Le désintéressement, la démission pratique mêmes sont des décisions de partisans. La volonté d’être un clerc et seulement un clerc est moins un choix de l’Homme Éternel que l’élection du partisan. L’abstention est un choix. Une préférence. Elle comporte un jugement général, rarement explicité sans doute, et la sélection d’une attitude définie. Le vulgaire le sent : c’est pourquoi il lui est difficile de croire à la pureté de la Philosophie. C’est pourquoi il la moque.

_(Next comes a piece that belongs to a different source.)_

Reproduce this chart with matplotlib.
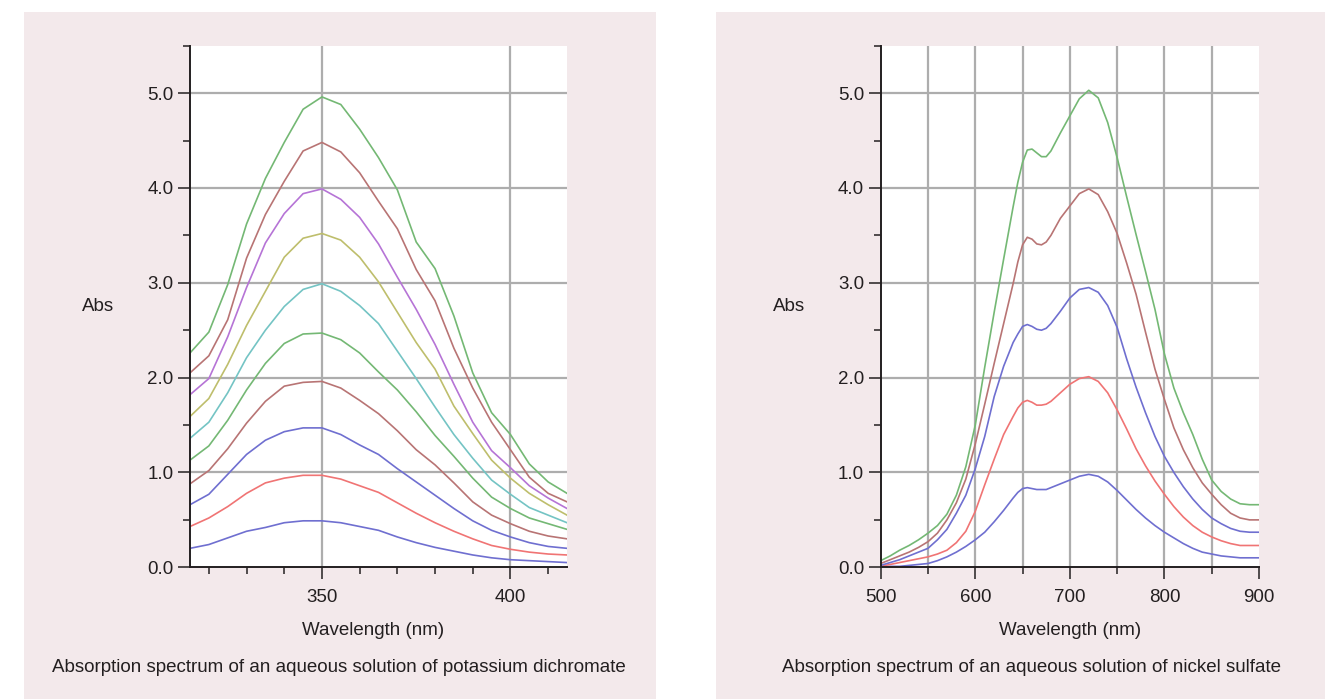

Voici une demande qui est faite : les philosophes veulent-ils être des partisans et en même temps des hommes, ou bien des non partisans qui ne soient pas des hommes ? Il est clair que cette alternative est une production purement illusoire de la critique : accepter ses termes fait tomber au milieu de tous les pièges que la bourgeoisie nous tend. Simplement : les philosophes peuvent embrasser plus d’un parti, car la Philosophie n’a pas qu’un seul Destin. Car il n’existe pas de Vérité univoque, éternelle et connaissable telle que la Philosophie univoque, éternelle et connaissante puisse l’élire comme seul objet.

Parmi les philosophes, les uns sont satisfaits, les autres non.

Épicure n’était pas comblé, Spinoza n’était pas comblé, Rousseau n’était pas facile à satisfaire. Mais Leibniz jugeait que le monde allait assez bien. M. Brunschvicg n’est pas mécontent non plus.